Everyday on the drive to the office we pass a corner of Vancouver where men stand around all morning, waiting and hoping to be picked-up for construction work. They arrive early in the morning and stand around for hours in the freezing cold, hoping that a contractor picks them out from a field of scores of other men.

These are men who are trying to make a living, many of whom trying to support families.
I can't imagine the frustration of standing around all morning in the freezing cold, hoping to be picked, and then returning home facing a mountain of bills and a family to feed without the ability to do anything about it.

One of the most common complaints about funding programs for the homeless is the age old "they lack work ethic," "get a job," make an effort." While I know better, I nevertheless understand and can empathize with the emotion that drives that sentiment in many of us.

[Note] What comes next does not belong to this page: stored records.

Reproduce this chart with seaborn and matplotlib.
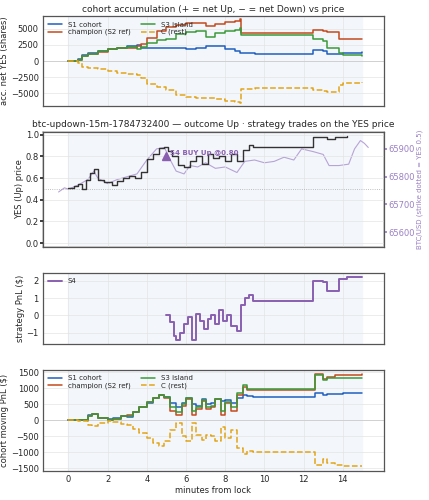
import numpy as np
import pandas as pd
import matplotlib
matplotlib.use("Agg")
import matplotlib.pyplot as plt
import seaborn as sns

sns.set_theme(style="whitegrid")
plt.rcParams['font.family'] = ['DejaVu Sans']

# ---- data ----
acc_t = [0, 0.3, 0.5, 0.7, 1.0, 1.5, 2.0, 2.5, 3.0, 3.5, 3.7, 4.0, 4.5, 5.0, 5.5, 6.0, 6.5, 7.0, 7.5, 8.0, 8.5, 8.75, 8.8, 9.5, 10.5, 11.5, 12.3, 12.5, 13.0, 13.2, 13.8, 14.0, 15.0]
acc_s1 = [0, 50, 300, 900, 1200, 1500, 1900, 2100, 2300, 2500, 2100, 2000, 2000, 2100, 2000, 1900, 2100, 2300, 2400, 1800, 1500, 1300, 1200, 1100, 1100, 1100, 1100, 1700, 1600, 1100, 1100, 1300, 1400]
acc_ch = [0, 50, 200, 800, 1100, 1400, 1800, 2000, 2100, 2300, 2600, 3600, 4600, 5300, 5600, 5900, 5900, 5500, 5800, 6000, 6200, 6600, 4300, 4300, 4300, 4300, 4300, 4800, 4700, 4500, 3400, 3400, 3400]
acc_s3 = [0, 50, 200, 800, 1100, 1500, 1900, 2100, 2200, 1900, 2200, 2800, 3200, 3500, 4200, 4500, 4600, 3800, 4300, 4600, 4900, 5200, 4000, 4000, 4000, 4000, 4000, 3500, 3100, 2000, 1200, 900, 850]
acc_c = [0, -50, -300, -900, -1100, -1300, -1600, -1800, -2000, -2100, -2700, -3500, -4000, -4500, -5200, -5600, -5800, -5800, -5900, -6200, -6400, -6500, -4300, -4200, -4200, -4200, -4200, -4500, -4700, -4800, -3700, -3400, -3300]

yes_t = [0, 0.3, 0.5, 0.7, 0.9, 1.1, 1.3, 1.5, 1.8, 2.2, 2.5, 2.8, 3.1, 3.4, 3.7, 4.0, 4.3, 4.6, 4.9, 5.1, 5.3, 5.6, 5.9, 6.2, 6.5, 6.8, 7.1, 7.4, 7.7, 8.0, 8.3, 8.6, 8.9, 9.2, 9.4, 12.3, 12.5, 13.0, 13.2, 13.6, 14.2]
yes_p = [0.51, 0.53, 0.55, 0.50, 0.58, 0.65, 0.68, 0.58, 0.56, 0.54, 0.57, 0.60, 0.62, 0.60, 0.66, 0.78, 0.82, 0.88, 0.89, 0.85, 0.80, 0.72, 0.70, 0.76, 0.80, 0.73, 0.82, 0.79, 0.80, 0.76, 0.82, 0.76, 0.86, 0.91, 0.89, 0.89, 0.98, 0.98, 0.96, 0.98, 0.99]
btc_t = [-0.5, -0.2, 0.0, 0.5, 1.0, 1.3, 1.5, 2.0, 2.5, 3.0, 3.5, 4.0, 4.5, 4.9, 5.2, 5.5, 5.9, 6.2, 6.6, 7.0, 7.5, 8.0, 8.6, 9.0, 9.5, 10.0, 10.5, 11.0, 11.5, 11.9, 12.5, 13.0, 13.3, 13.8, 14.3, 14.6, 14.9, 15.1, 15.3]
btc_v = [65745, 65760, 65755, 65770, 65790, 65820, 65795, 65775, 65790, 65800, 65810, 65860, 65900, 65905, 65860, 65820, 65810, 65840, 65835, 65850, 65830, 65835, 65815, 65855, 65860, 65850, 65855, 65870, 65860, 65900, 65890, 65880, 65840, 65840, 65845, 65900, 65930, 65920, 65905]

s4_t = [5.0, 5.2, 5.4, 5.5, 5.7, 5.9, 6.1, 6.3, 6.5, 6.7, 6.9, 7.1, 7.3, 7.5, 7.7, 7.9, 8.1, 8.3, 8.6, 8.8, 9.0, 9.2, 9.4, 12.3, 12.5, 13.0, 13.2, 13.8, 14.2, 15.0]
s4_pnl = [0.0, -0.4, -1.2, -1.4, -1.0, -0.5, -0.1, -1.4, 0.1, -0.3, -0.8, -0.2, 0.0, -0.5, 0.3, -0.3, 0.0, -0.6, -0.9, 0.6, 1.0, 1.2, 0.85, 0.85, 2.0, 1.9, 1.4, 2.1, 2.2, 2.2]

pnl_t = [0, 0.5, 1.0, 1.2, 1.5, 2.0, 2.3, 2.7, 3.0, 3.3, 3.6, 4.0, 4.3, 4.6, 4.9, 5.2, 5.5, 5.8, 6.0, 6.3, 6.5, 6.8, 7.0, 7.3, 7.5, 7.8, 8.0, 8.3, 8.6, 8.9, 9.1, 9.4, 12.4, 12.6, 13.0, 13.2, 13.6, 14.0, 15.0]
pnl_s1 = [0, 20, 150, 200, 80, 30, 60, 120, 100, 250, 400, 550, 700, 780, 720, 550, 400, 550, 680, 500, 450, 650, 500, 540, 650, 600, 620, 550, 700, 800, 750, 740, 740, 860, 800, 830, 830, 840, 840]
pnl_ch = [0, 20, 130, 180, 60, 0, 40, 120, 150, 270, 420, 580, 700, 800, 700, 300, 150, 450, 650, 150, 350, 600, 350, 400, 650, 150, 550, 300, 800, 1050, 950, 950, 950, 1450, 1300, 1350, 1400, 1400, 1450]
pnl_s3 = [0, 20, 140, 190, 70, 10, 50, 120, 130, 260, 400, 560, 700, 790, 710, 400, 250, 500, 680, 300, 400, 620, 400, 450, 650, 300, 580, 400, 850, 1100, 980, 980, 980, 1400, 1250, 1320, 1330, 1330, 1330]
pnl_c = [0, -20, -150, -190, -70, -10, -50, -120, -140, -260, -400, -560, -700, -790, -650, -300, -100, -500, -650, -100, -450, -600, -450, -500, -650, -200, -550, -300, -850, -1050, -950, -1000, -1000, -1400, -1200, -1330, -1400, -1420, -1430]

C_S1, C_CH, C_S3, C_C, C_S4 = "#1f5fbf", "#c44a1e", "#3a9a3a", "#e3a416", "#8a5fb0"
BG = "#f3f6fb"
FS = 6

fig, axes = plt.subplots(4, 1, figsize=(4.29, 5.0), dpi=100, sharex=True,
                         gridspec_kw=dict(height_ratios=[0.95, 1.22, 0.75, 1.07]))
fig.subplots_adjust(left=0.10, right=0.895, top=0.968, bottom=0.058, hspace=0.27)

for i, ax in enumerate(axes):
    ax.set_facecolor("white")
    if i != 1:
        ax.axvspan(0, 15, color=BG, zorder=0)
    ax.grid(True, color="#e4e4e4", lw=0.5)
    ax.tick_params(labelsize=FS, length=2, pad=1)
    for s in ax.spines.values():
        s.set_edgecolor("#555555"); s.set_linewidth(0.9)
    ax.set_xlim(-1.3, 16.1)

def steps(ax, t, v, color, label, ls="-", lw=1.1):
    sns.lineplot(x=t, y=v, ax=ax, drawstyle="steps-post", color=color, label=label,
                 linestyle=ls, lw=lw, estimator=None)

ax = axes[0]
ax.axhline(0, color="#cccccc", lw=0.6)
steps(ax, acc_t, acc_s1, C_S1, "S1 cohort")
steps(ax, acc_t, acc_ch, C_CH, "champion (S2 ref)")
steps(ax, acc_t, acc_s3, C_S3, "S3 island")
steps(ax, acc_t, acc_c, C_C, "C (rest)", ls="--")
ax.set_ylim(-7000, 7000)
ax.set_yticks([-5000, -2500, 0, 2500, 5000])
ax.set_ylabel("acc. net YES (shares)", fontsize=FS, labelpad=1)
ax.set_title("cohort accumulation (+ = net Up, − = net Down) vs price", fontsize=6.5, pad=3)
ax.legend(ncol=2, fontsize=5, loc="upper left", frameon=False, handlelength=2, columnspacing=1.5,
          labelspacing=0.2, borderpad=0.3)

ax = axes[1]
ax2 = ax.twinx()
ax2.axvspan(0, 15, color=BG, zorder=0)
sns.lineplot(x=btc_t, y=btc_v, ax=ax2, color="#b7a3d6", lw=0.8)
ax2.set_ylim(65546, 65962)
ax2.set_yticks([65600, 65700, 65800, 65900])
ax2.tick_params(labelsize=FS, colors="#9a80c4", length=2, pad=1)
ax2.set_ylabel("BTC/USD (strike dotted = YES 0.5)", fontsize=5, color="#9a80c4", labelpad=1)
ax2.grid(False)
ax.set_zorder(ax2.get_zorder() + 1); ax.patch.set_visible(False)
ax.axhline(0.5, color="#aaaaaa", lw=0.6, ls=":")
steps(ax, yes_t, yes_p, "#333333", None, lw=1.0)
ax.plot([5.0], [0.80], marker="^", color=C_S4, ms=6, ls="none")
ax.text(5.2, 0.81, "S4 BUY Up @0.80", fontsize=5, color=C_S4, fontweight="bold")
ax.set_ylim(-0.04, 1.03)
ax.set_ylabel("YES (Up) price", fontsize=FS, labelpad=1)
ax.set_title("btc-updown-15m-1784732400 — outcome Up · strategy trades on the YES price", fontsize=6.5, pad=3)

ax = axes[2]
steps(ax, s4_t, s4_pnl, C_S4, "S4", lw=1.4)
ax.set_ylim(-1.65, 2.45)
ax.set_yticks([-1, 0, 1, 2])
ax.set_ylabel("strategy PnL ($)", fontsize=FS, labelpad=1)
ax.legend(fontsize=5, loc="upper left", frameon=False, handlelength=2, borderpad=0.3)

ax = axes[3]
ax.axhline(0, color="#cccccc", lw=0.6)
steps(ax, pnl_t, pnl_s1, C_S1, "S1 cohort")
steps(ax, pnl_t, pnl_ch, C_CH, "champion (S2 ref)")
steps(ax, pnl_t, pnl_s3, C_S3, "S3 island")
steps(ax, pnl_t, pnl_c, C_C, "C (rest)", ls="--")
ax.set_ylim(-1580, 1580)
ax.set_yticks([-1500, -1000, -500, 0, 500, 1000, 1500])
ax.set_ylabel("cohort moving PnL ($)", fontsize=FS, labelpad=1)
ax.set_xlabel("minutes from lock", fontsize=FS, labelpad=1)
ax.set_xticks([0, 2, 4, 6, 8, 10, 12, 14])
ax.legend(ncol=2, fontsize=5, loc="upper left", frameon=False, handlelength=2, columnspacing=1.5,
          labelspacing=0.2, borderpad=0.3)

fig.savefig("out.png", dpi=100)
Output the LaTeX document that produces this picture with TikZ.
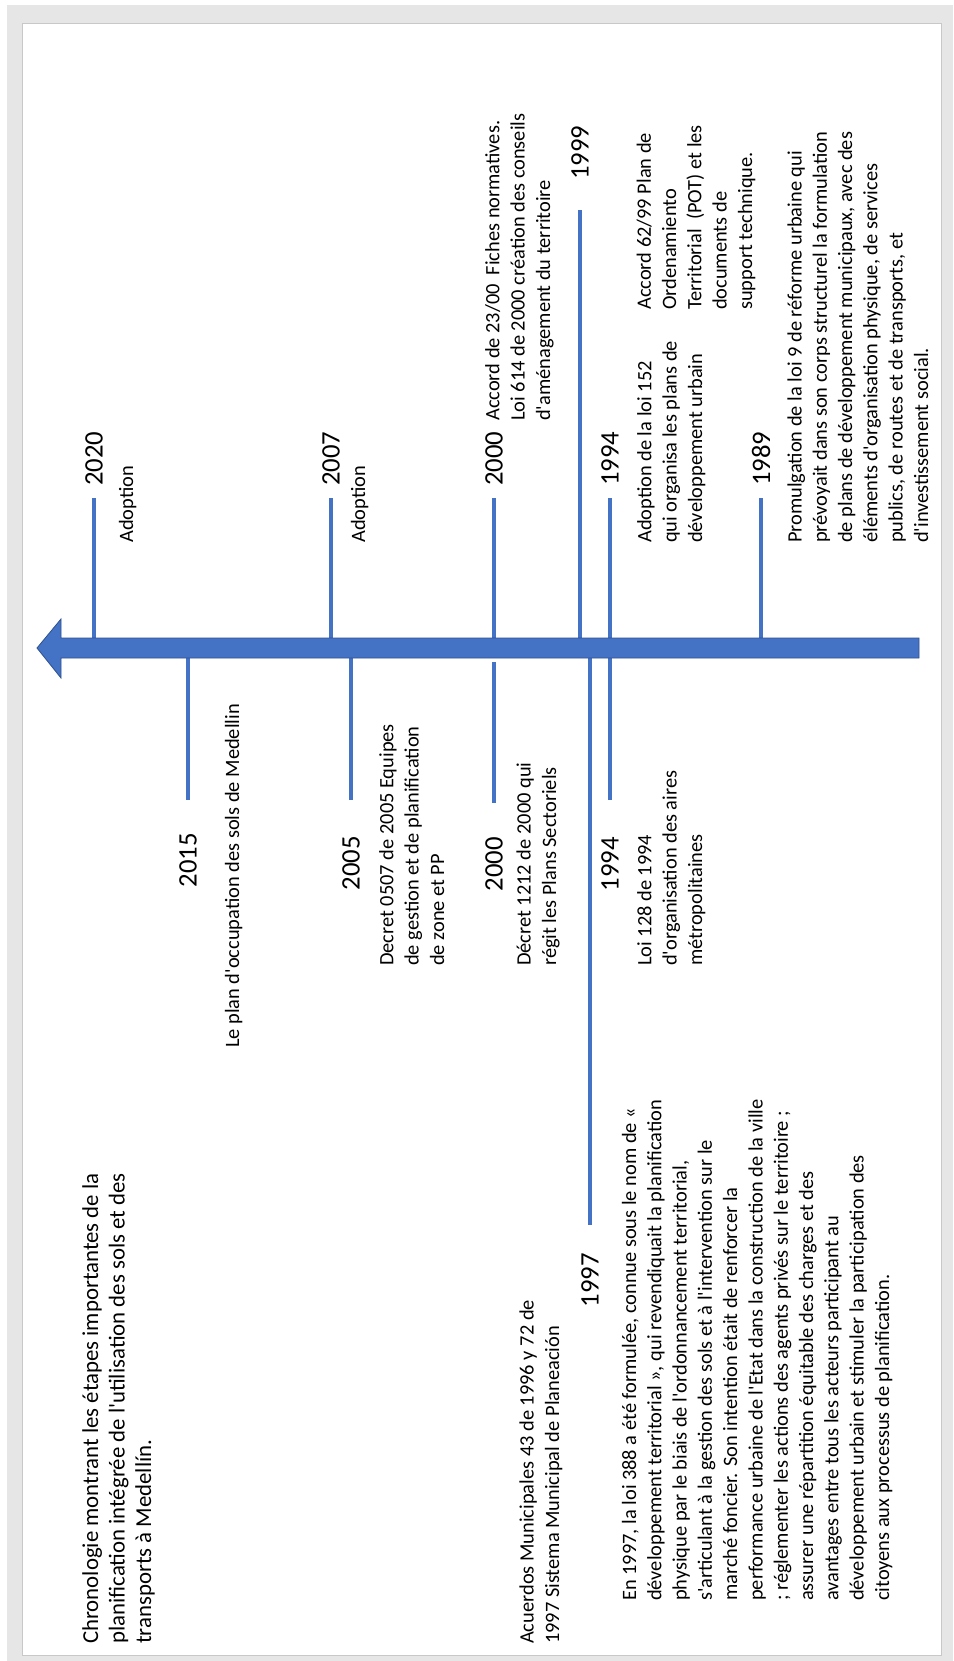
\documentclass[tikz,border=0pt]{standalone}
\usepackage{fontspec}
\newfontfamily\timelinefont{Carlito}
\usepackage{tikz}
\usetikzlibrary{positioning}
\definecolor{lineblue}{HTML}{4472C4}
\definecolor{edgeblue}{HTML}{2F528F}
\definecolor{pagegrey}{HTML}{E6E6E6}
\definecolor{rimgrey}{HTML}{C8C8C8}

\begin{document}
\begin{tikzpicture}[
    x=1pt, y=-1pt,
    node distance=12pt,
    year/.style={rotate=90, inner sep=0pt, font=\timelinefont\fontsize{26.7}{32}\selectfont},
    % ancre = ligne de base de la derniere ligne
    note/.style={rotate=90, inner sep=0pt, anchor=base west, align=left, font=\timelinefont\fontsize{20.4}{25.3}\selectfont},
    yearline/.style={draw=lineblue, line width=4.8pt}
  ]
  \useasboundingbox (0,0) rectangle (953,1661);
  \fill[pagegrey] (7,5) rectangle (953,1661);
  \draw[rimgrey, fill=white, line width=1pt] (22,24) rectangle (941,1655);

  % traits des annees
  \coordinate (b2020) at (94,648);   \coordinate (t2020) at (94,498);
  \coordinate (b2007) at (331,648);  \coordinate (t2007) at (331,498);
  \coordinate (b2000a) at (494,648); \coordinate (t2000a) at (494,498);
  \coordinate (b1999) at (580,648);  \coordinate (t1999) at (580,210);
  \coordinate (b1994a) at (610,648); \coordinate (t1994a) at (610,498);
  \coordinate (b1989) at (761,648);  \coordinate (t1989) at (761,498);
  \coordinate (b2015) at (188,648);  \coordinate (t2015) at (188,800);
  \coordinate (b2005) at (351,648);  \coordinate (t2005) at (351,800);
  \coordinate (b2000b) at (494,662); \coordinate (t2000b) at (494,803);
  \coordinate (b1997) at (590,648);  \coordinate (t1997) at (590,1225);
  \coordinate (b1994b) at (610,648); \coordinate (t1994b) at (610,800);

  \draw[yearline] (b2020) -- (t2020);
  \draw[yearline] (b2007) -- (t2007);
  \draw[yearline] (b2000a) -- (t2000a);
  \draw[yearline] (b1999) -- (t1999);
  \draw[yearline] (b1994a) -- (t1994a);
  \draw[yearline] (b1989) -- (t1989);
  \draw[yearline] (b2015) -- (t2015);
  \draw[yearline] (b2005) -- (t2005);
  \draw[yearline] (b2000b) -- (t2000b);
  \draw[yearline] (b1997) -- (t1997);
  \draw[yearline] (b1994b) -- (t1994b);

  % axe du temps
  \fill[lineblue, draw=edgeblue, line width=0.8pt] (37,648) -- (61,619) -- (61,638) -- (919,638) -- (919,658) -- (61,658) -- (61,678) -- cycle;

  % annees
  \node (y2020) [year, above=of t2020, anchor=west] {2020};
  \node (y2007) [year, above=of t2007, anchor=west] {2007};
  \node (y2000a) [year, above=of t2000a, anchor=west] {2000};
  \node (y1999) [year, above=30pt of t1999, anchor=west] {1999};
  \node (y1994a) [year, above=of t1994a, anchor=west] {1994};
  \node (y1989) [year, above=of t1989, anchor=west] {1989};
  \node (y2015) [year, below=33pt of t2015, anchor=east] {2015};
  \node (y2005) [year, below=36pt of t2005, anchor=east] {2005};
  \node (y2000b) [year, below=34pt of t2000b, anchor=east] {2000};
  \node (y1997) [year, below=28pt of t1997, anchor=east] {1997};
  \node (y1994b) [year, below=37pt of t1994b, anchor=east] {1994};

  % textes
  \node (title) [note, font=\timelinefont\fontsize{22.8}{26.5}\selectfont] at (151,1644)
    {Chronologie montrant les étapes importantes de la\\planification intégrée de l'utilisation des sols et des\\transports à Medellín.};
  \node (n2020) [note] at (133,543) {Adoption};
  \node (n2007) [note] at (365,543) {Adoption};
  \node (n2000a) [note] at (550,421)
    {Accord de 23/00\ \ Fiches normatives.\\Loi 614 de 2000 création des conseils\\d'aménagement du territoire};
  \node (n1999) [note] at (752,310)
    {Accord 62/99 Plan de\\Ordenamiento\\Territorial\ \ (POT) et les\\documents de\\support technique.};
  \node (n1994a) [note] at (702,543)
    {Adoption de la loi 152\\qui organisa les plans de\\développement urbain};
  \node (n1989) [note] at (928,543)
    {Promulgation de la loi 9 de réforme urbaine qui\\prévoyait dans son corps structurel la formulation\\de plans de développement municipaux, avec des\\éléments d'organisation physique, de services\\publics, de routes et de transports, et\\d'investissement social.};
  \node (n2015) [note] at (239,1048) {Le plan d'occupation des sols de Medellin};
  \node (n2005) [note] at (444,966)
    {Decret 0507 de 2005 Equipes\\de gestion et de planification\\de zone et PP};
  \node (n2000b) [note] at (556,966)
    {Décret 1212 de 2000 qui\\régit les Plans Sectoriels};
  \node (n1994b) [note] at (702,966)
    {Loi 128 de 1994\\d'organisation des aires\\métropolitaines};
  \node (n1997a) [note] at (559,1644)
    {Acuerdos Municipales 43 de 1996 y 72 de\\1997 Sistema Municipal de Planeación};
  \node (n1997b) [note] at (889,1601)
    {En 1997, la loi 388 a été formulée, connue sous le nom de «\\développement territorial », qui revendiquait la planification\\physique par le biais de l'ordonnancement territorial,\\s'articulant à la gestion des sols et à l'intervention sur le\\marché foncier. Son intention était de renforcer la\\performance urbaine de l'Etat dans la construction de la ville\\; réglementer les actions des agents privés sur le territoire ;\\assurer une répartition équitable des charges et des\\avantages entre tous les acteurs participant au\\développement urbain et stimuler la participation des\\citoyens aux processus de planification.};
\end{tikzpicture}
\end{document}
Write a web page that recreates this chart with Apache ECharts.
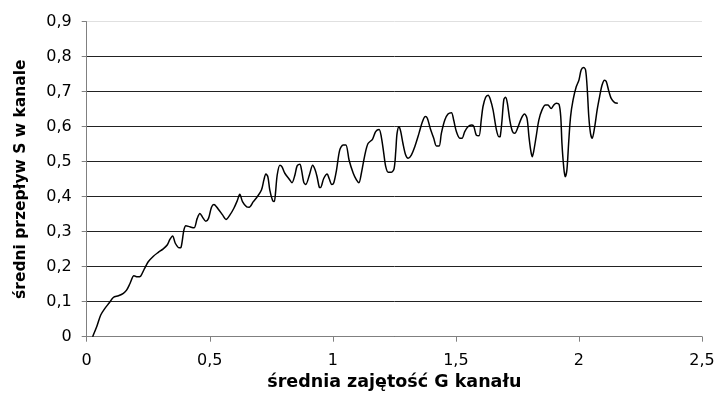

But here's this group of people who are genuinely trying and struggling to provide for themselves and their families.

But I suspect that this group of men (and groups like them) are almost totally over-looked by society. The people that are on the "fringes of poverty" need our care, compassion and assistance.

I'm thinking about a small group of friends and colleagues to deliver coffee and donuts to this group of guys on a particularly cold day this week. It's not a hand-out. It's just an act of saying "Hey, I recognize that it's freezing out, and I hope this makes waiting around a little more enjoyable."

The gap between the "obvious poor" and the "fringes of poverty" is narrow but while the former can be clearly seen, those living on the fringes are not obvious until they have already fallen. If forced to choose, what would you invest it? Preventing the fall or trying to pick-up the fallen?